Movies

The Future Was Then: Timecop

A lot can happen in ten years, but perhaps not as much as you might expect. Filmmakers in the 80’s and 90’s predicted grand changes to society and technology as we prepared to enter the 21st century, but now that we’re here, how accurate were their visions?

Today, The Future Was Then looks at Timecop, the 1994 time-travel action flick starring Jean-Claude Van Damme. Interestingly, this week the Chinese government banned time-travel movies because they “disrespect history”, and after watching Timecop it’s kind of hard to argue with them.

Film: Timecop

Made In/Set In: 1994/2004

The Future 2004 Was: Time-traveling criminals, cars that drive themselves, and virtual reality sex simulators.

The Actual 2004 Was: The International Year of Rice. Also, SpaceShipOne wins the X-Prize, paving the way for consumer space travel, which is why here in 2011 we’re always going on trips into space all the time.

Plot Summary: It’s 1994, and there’s a meeting at The White House, where a guy tells some officials that time travel has been invented and that it’s already being used for nefarious purposes such as people robbing gold bars from the 1800’s and using them in the present to buy nuclear weapons, and that the government will need to set up a task force to police the time-stream against criminals. The politician’s only question after this huge flood of information: how much will the task force cost? He has absolutely NO FOLLOW-UP QUESTIONS ABOUT THE TIME TRAVEL STUFF. I can’t tell if that’s a commentary on politicians or just poor writing.

Anyway. Jean-Claude Van Damme is hired to be a Timecop and immediately his wife is killed in an explosion. Ten years later he does the thing where he mopes around watching old home movies of her to remind the audience that he is super sad. He travels into the past to stop his former partner from making money by gaming the stock market. His former partner is sentenced to be executed, and they send him back to 1929 and let him fall to his death on a busy street (huh?). Then JCVD travels back to 1994 to stop evil senator Ron Silver from making money to fund his presidential bid, but fails and has to team up with his past self to kick people in the face and do splits for no other reason than that he can do them. He saves his wife from being exploded and throws 1994 Ron Silver into 2004 Ron Silver, which you can’t do because the same matter can’t occupy the same space at the same time, or as JCVD puts it, “Zame madda cand occoopy zame zspace.” Ron Silver melts into an unconvincing blob and JCVD goes back to 2004 where his wife is still alive and they have a dorky kid.

How well did Timecop predict 2004?

Time Travel: Yeah, we’re still working on that. In the film, time travelers get into a rocket sled and shoot towards a wall at incredible speeds, and when they arrive in the past the sled is gone and they walk slowly and calmly out of a CG ripple. To return, they just push a button on a box and they reappear in the sled. I don’t get how that works at all.
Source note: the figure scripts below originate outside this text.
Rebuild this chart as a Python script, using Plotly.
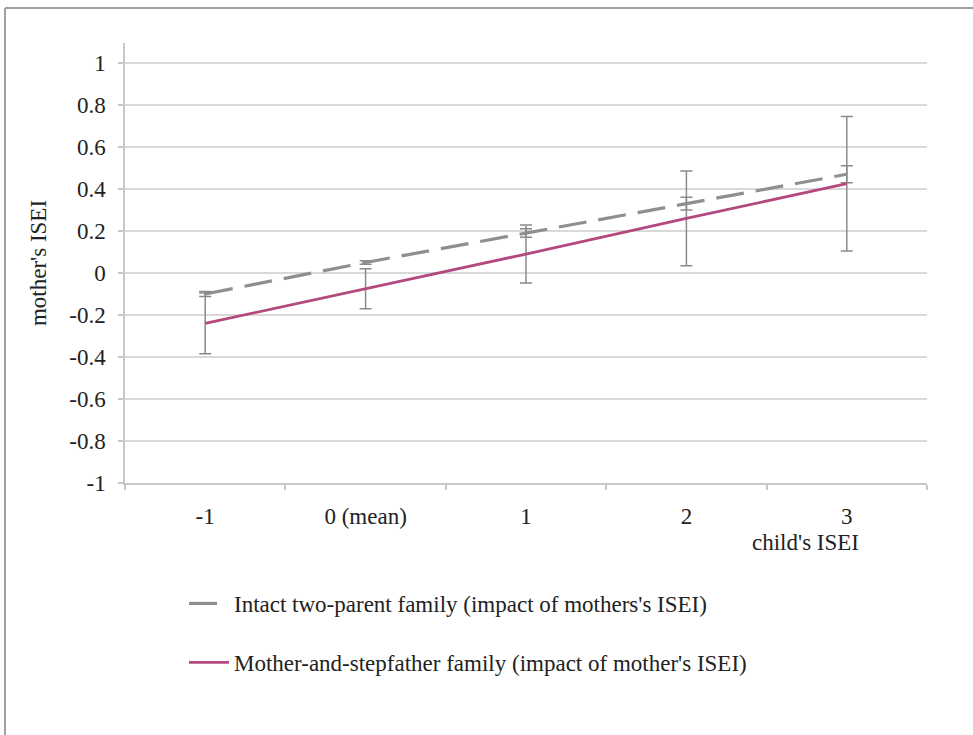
import plotly.graph_objects as go

categories = ["-1", "0 (mean)", "1", "2", "3"]
intact_vals = [-0.10, 0.05, 0.19, 0.33, 0.47]
intact_err = [0.012, 0.008, 0.02, 0.03, 0.04]
step_vals = [-0.24, -0.075, 0.09, 0.26, 0.425]
step_err = [0.145, 0.095, 0.138, 0.225, 0.32]
y_ticks = [1, 0.8, 0.6, 0.4, 0.2, 0, -0.2, -0.4, -0.6, -0.8, -1]
y_tick_labels = ["1", "0.8", "0.6", "0.4", "0.2", "0", "-0.2", "-0.4", "-0.6", "-0.8", "-1"]

W, H = 973, 735
ML, MR, MT, MB = 125, 46, 43, 252
FONT = "Liberation Serif"
FS = 23
TXT = "#222222"

fig = go.Figure()
fig.add_trace(go.Scatter(
    x=categories, y=intact_vals, mode="lines",
    name="Intact two-parent family (impact of mothers's ISEI)",
    line=dict(color="#8f8f8f", width=3.2, dash="28px,12px"),
    error_y=dict(type="data", array=intact_err, color="#8a8a8a", thickness=1.5, width=6),
    legendgroup="a",
))
fig.add_trace(go.Scatter(
    x=categories, y=step_vals, mode="lines",
    name="Mother-and-stepfather family (impact of mother's ISEI)",
    line=dict(color="#b3497f", width=2.8),
    error_y=dict(type="data", array=step_err, color="#8a8a8a", thickness=1.5, width=6),
    legendgroup="b",
))

pw = W - ML - MR
ph = H - MT - MB
def px_x(p):
    return (p - ML) / pw
def px_y(p):
    return (H - MB - p) / ph

fig.update_layout(
    width=W, height=H,
    margin=dict(l=ML, r=MR, t=MT, b=MB, pad=0),
    paper_bgcolor="white", plot_bgcolor="white",
    font=dict(family=FONT, size=FS, color=TXT),
    showlegend=True,
    legend=dict(
        x=px_x(184), y=px_y(582), xanchor="left", yanchor="top",
        orientation="v", traceorder="grouped", tracegroupgap=26,
        font=dict(family=FONT, size=FS, color=TXT),
        bgcolor="rgba(0,0,0,0)", itemwidth=40,
    ),
    xaxis=dict(
        type="category", range=[-0.5, 4.5], showgrid=False,
        showline=True, linecolor="#c8c8c8", linewidth=1.5,
        ticks="outside", tickson="boundaries", ticklen=5, tickcolor="#c8c8c8",
        tickwidth=1.5, ticklabelstandoff=12, zeroline=False,
        tickfont=dict(family=FONT, size=FS, color=TXT),
    ),
    yaxis=dict(
        range=[-1, 1.095], tickvals=y_ticks, ticktext=y_tick_labels,
        showgrid=True, gridcolor="#d9d9d9", gridwidth=1.5,
        showline=True, linecolor="#c8c8c8", linewidth=1.5,
        ticks="outside", ticklen=5, tickcolor="#c8c8c8", tickwidth=1.5,
        ticklabelstandoff=8, zeroline=False,
        tickfont=dict(family=FONT, size=FS, color=TXT),
        title=dict(text="mother's ISEI", font=dict(family=FONT, size=FS, color=TXT), standoff=16),
    ),
    annotations=[dict(
        text="child's ISEI", xref="paper", yref="paper",
        x=px_x(861), y=px_y(542), xanchor="right", yanchor="middle",
        showarrow=False, font=dict(family=FONT, size=FS, color=TXT),
    )],
    shapes=[
        dict(type="line", xref="paper", yref="paper",
             x0=px_x(5), x1=px_x(980), y0=px_y(8), y1=px_y(8),
             line=dict(color="#a0a0a0", width=2)),
        dict(type="line", xref="paper", yref="paper",
             x0=px_x(5), x1=px_x(5), y0=px_y(8), y1=px_y(740),
             line=dict(color="#a0a0a0", width=2)),
    ],
)

fig.write_html(
    "out.html",
    config={"displayModeBar": False},
    post_script="document.body.style.margin='0';document.body.style.overflow='hidden';",
)
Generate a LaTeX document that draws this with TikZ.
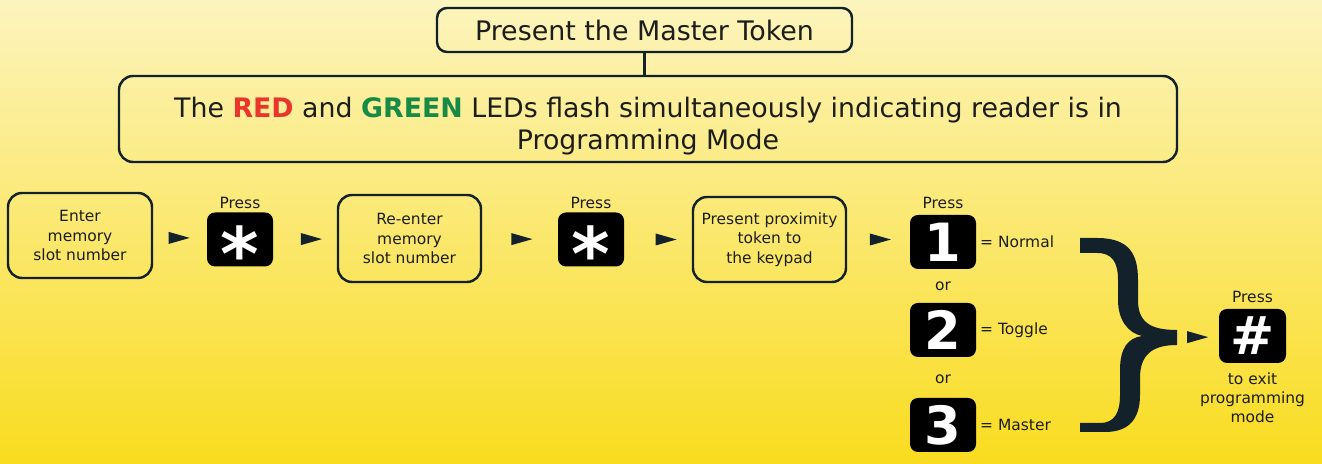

Auto-driving Cars: In Timecop, JCVD gets into his ass-ugly car, which asks him where he wants to go. He says “Home”, and the car drives him home.

That seems pretty far-fetched, but in reality, 2004 was landmark year for auto-driving cars. In the first ever DARPA Grand Challenge, held in the Mojave desert in 2004, fifteen driver-less vehicles competed to see which could complete the 150 mile race with the best time.

It did not go well. Two of the fifteen cars were pulled from the race before it began, another flipped over on the starting line, and the rest suffered mechanical failures or got stuck on rocks or hills. The furthest a car got was about seven miles.

Weird Guns: I don’t know what the deal is with the 2004 guns in Timecop, it’s not explained. But they look a little different and instead of going BANG they go PEW. So. You know. THE FUTURE.

Audio Cartridges: Remember when we used to listen to music on plastic cassettes? And then we switched over to CDs? In the movie, we’ve switched back over to plastic cassettes again. They do look a little like Gameboy cartridges, though since Gameboy came out it 1989, Timecop didn’t so much predict the future as the past.

Voice-Activated Televisions: If you want to make your film futuristic, make it so appliances can be activated by saying their names.  “Door,” “television”, “lights”, and so on. The only appliance I talk to is my laptop, when it routinely drops its wireless connection, but I don’t say “Computer”, I say, “Come on, you piece of shit.”

Virtual Reality Sex Visors: Ah, remember in the past when we thought the future would be giant visors we wore to accomplish tasks like opening computer files and masturbating? Those were the days. In the film, a technician enjoys some VR sex while at work, but in reality, while head-mounted display devices still have military, engineering, and medical applications, they’ve never really caught on with consumers, who still prefer to view pornography without ten pounds of plastic and circuitry sitting on their faces.

Comments

  1. You’ll be ecstatic to know that the people behind Time Cop really wanted to make a television series follow-up to the movie and still really want to do that. Hey, I’d watch it. I would like to suggest “Alphaville” as the next The Future Was Then feature.